The lower you go in price for a burr coffee grinder, the lower the ratings tend to be, However, the Capresso 560.01 Infinity Burr Grinder (Est. $100) is a good grinder for the price, reviewers say. It's a conical burr grinder with 16 settings, from espresso to French press, and is widely considered to be a well-designed machine, with users commenting that they especially like how the container holding the grounds fits snugly into the base, which reduces coffee dust. Many also appreciate its slow grinding speed, which helps to preserve coffee flavor and aroma. The Capresso is recommended for automatic-drip coffeemakers, but many call it a good choice for espresso novices as well because it doesn't require the huge investment of an upscale espresso grinder. A few gripe about static electricity build-up, but this seems to be a common problem with burr grinders.

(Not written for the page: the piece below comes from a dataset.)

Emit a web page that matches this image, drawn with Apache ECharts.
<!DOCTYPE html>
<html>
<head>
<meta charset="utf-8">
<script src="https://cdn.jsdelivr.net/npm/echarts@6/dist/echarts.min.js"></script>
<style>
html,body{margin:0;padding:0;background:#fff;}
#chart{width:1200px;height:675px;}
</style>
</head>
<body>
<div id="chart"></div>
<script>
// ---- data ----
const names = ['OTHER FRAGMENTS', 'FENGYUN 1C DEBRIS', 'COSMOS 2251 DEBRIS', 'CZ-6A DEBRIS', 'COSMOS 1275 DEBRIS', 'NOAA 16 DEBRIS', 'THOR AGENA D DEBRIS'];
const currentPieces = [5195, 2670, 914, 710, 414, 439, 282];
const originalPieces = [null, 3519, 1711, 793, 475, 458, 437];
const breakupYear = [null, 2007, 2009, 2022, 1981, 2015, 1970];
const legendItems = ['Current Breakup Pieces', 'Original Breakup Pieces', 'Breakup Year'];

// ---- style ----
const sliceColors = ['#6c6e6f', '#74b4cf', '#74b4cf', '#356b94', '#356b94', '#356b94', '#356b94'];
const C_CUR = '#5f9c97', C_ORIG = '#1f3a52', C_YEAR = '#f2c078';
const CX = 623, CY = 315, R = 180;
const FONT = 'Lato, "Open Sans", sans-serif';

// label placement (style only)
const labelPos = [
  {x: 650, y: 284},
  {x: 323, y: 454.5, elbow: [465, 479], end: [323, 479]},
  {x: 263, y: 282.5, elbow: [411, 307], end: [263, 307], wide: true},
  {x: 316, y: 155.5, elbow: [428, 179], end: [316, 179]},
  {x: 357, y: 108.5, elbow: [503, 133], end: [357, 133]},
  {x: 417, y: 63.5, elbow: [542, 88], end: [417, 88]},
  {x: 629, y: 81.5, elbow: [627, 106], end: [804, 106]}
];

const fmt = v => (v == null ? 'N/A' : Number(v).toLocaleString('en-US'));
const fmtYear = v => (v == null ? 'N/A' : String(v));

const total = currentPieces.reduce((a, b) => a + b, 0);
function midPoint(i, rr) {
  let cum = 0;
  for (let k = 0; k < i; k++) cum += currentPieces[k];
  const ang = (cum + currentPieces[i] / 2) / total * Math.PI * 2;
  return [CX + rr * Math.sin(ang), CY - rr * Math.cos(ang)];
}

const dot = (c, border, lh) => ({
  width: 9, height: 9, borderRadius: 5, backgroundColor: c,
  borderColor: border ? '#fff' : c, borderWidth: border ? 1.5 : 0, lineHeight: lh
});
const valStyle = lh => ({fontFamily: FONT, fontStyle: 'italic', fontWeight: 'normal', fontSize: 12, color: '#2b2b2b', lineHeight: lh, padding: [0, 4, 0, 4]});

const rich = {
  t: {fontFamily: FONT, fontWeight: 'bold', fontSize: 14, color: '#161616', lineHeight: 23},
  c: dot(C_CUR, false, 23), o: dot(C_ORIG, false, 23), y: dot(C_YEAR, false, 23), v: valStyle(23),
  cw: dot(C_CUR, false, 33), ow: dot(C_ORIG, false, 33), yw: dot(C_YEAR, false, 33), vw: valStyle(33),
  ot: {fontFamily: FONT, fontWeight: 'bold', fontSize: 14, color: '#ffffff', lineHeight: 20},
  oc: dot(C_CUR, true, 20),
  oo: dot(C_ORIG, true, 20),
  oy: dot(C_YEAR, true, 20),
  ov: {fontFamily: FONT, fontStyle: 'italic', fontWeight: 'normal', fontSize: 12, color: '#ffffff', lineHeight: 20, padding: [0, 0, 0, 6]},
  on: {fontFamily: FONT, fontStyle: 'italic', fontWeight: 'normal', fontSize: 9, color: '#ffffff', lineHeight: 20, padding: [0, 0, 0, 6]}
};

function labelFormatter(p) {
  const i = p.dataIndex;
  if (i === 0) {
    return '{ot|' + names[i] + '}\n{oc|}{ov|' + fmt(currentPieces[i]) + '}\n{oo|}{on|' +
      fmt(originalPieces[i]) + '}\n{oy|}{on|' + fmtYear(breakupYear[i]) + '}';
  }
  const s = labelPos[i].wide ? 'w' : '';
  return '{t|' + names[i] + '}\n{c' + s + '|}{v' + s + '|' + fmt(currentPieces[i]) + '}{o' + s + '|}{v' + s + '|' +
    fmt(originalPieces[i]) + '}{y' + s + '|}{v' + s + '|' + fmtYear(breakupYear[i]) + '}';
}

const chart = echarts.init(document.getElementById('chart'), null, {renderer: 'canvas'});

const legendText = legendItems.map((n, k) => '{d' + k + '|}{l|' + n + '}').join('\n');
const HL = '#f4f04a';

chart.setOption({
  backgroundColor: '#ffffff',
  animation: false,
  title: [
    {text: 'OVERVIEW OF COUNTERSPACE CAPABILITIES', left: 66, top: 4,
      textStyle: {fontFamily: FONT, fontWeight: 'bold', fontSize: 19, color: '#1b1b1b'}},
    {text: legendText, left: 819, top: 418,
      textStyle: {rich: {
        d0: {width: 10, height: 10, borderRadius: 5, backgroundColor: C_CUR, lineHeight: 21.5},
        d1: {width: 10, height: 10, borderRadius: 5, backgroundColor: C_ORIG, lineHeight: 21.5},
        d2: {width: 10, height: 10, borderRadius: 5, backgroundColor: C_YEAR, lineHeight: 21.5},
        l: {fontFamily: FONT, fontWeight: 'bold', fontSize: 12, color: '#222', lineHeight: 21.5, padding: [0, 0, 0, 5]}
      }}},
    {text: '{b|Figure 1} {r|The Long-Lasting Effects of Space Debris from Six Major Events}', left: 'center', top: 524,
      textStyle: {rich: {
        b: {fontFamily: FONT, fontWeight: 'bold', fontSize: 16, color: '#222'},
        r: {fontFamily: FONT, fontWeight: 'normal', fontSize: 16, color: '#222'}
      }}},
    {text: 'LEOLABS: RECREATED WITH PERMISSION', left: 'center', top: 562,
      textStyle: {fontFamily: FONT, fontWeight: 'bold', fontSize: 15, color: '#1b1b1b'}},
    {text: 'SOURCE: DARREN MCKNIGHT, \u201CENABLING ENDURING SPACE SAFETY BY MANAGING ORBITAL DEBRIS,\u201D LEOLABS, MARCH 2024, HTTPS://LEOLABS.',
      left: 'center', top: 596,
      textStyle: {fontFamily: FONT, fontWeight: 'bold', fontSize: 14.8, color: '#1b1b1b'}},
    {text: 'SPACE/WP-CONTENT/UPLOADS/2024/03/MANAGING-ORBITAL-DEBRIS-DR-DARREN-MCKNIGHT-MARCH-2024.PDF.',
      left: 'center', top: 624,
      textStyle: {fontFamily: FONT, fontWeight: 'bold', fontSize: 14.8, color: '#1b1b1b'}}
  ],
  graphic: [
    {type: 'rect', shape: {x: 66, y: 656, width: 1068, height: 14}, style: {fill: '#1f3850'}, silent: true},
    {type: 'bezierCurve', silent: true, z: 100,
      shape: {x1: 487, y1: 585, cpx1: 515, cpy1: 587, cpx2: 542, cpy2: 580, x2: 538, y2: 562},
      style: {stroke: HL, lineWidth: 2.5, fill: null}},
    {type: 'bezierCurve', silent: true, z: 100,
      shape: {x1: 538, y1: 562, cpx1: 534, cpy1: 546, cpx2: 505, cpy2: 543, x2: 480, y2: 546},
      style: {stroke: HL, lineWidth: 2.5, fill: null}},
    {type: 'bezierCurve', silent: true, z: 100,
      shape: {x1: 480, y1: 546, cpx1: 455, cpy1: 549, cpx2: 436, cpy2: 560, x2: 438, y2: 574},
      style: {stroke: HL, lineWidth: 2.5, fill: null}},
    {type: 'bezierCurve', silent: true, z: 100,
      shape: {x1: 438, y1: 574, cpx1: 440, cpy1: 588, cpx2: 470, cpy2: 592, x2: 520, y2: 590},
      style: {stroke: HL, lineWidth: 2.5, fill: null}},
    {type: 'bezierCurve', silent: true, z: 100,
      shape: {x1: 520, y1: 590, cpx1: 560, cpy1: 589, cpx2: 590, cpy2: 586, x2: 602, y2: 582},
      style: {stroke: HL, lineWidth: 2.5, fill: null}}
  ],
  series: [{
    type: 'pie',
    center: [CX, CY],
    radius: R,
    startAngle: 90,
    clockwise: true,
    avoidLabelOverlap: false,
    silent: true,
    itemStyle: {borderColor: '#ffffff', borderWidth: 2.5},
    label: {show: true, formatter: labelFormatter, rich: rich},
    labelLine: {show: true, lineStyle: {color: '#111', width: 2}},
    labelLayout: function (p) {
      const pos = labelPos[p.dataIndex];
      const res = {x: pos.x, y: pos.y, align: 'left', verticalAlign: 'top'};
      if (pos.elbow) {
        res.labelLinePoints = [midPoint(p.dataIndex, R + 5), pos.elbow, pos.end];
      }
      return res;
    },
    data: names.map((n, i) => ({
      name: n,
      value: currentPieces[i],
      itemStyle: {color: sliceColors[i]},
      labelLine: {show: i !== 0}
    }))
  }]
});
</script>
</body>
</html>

Another Baratza, the Baratza Encore (Est. $130) costs a bit more than the Capresso, but it also comes with the Baratza reputation as a great burr coffee grinder. This is a very basic grinder, and most say it's best for those who use mostly medium grinds -- such as for drip coffee makers -- because it's inconsistent at the upper and lower ends of the grinds scale. And speaking of scales, its dosing system isn't terribly accurate, you pulse a gram at a time and that dose can be inconsistent, so at least one expert recommends keeping a scale handy to be sure you're not over or under dosing your pour-over blends. Still, if you long for a Baratza, but don't have a lot to spend, experts say this is a good place to start. Those who went to this grinder from a blade grinder are very pleased with the step up in quality.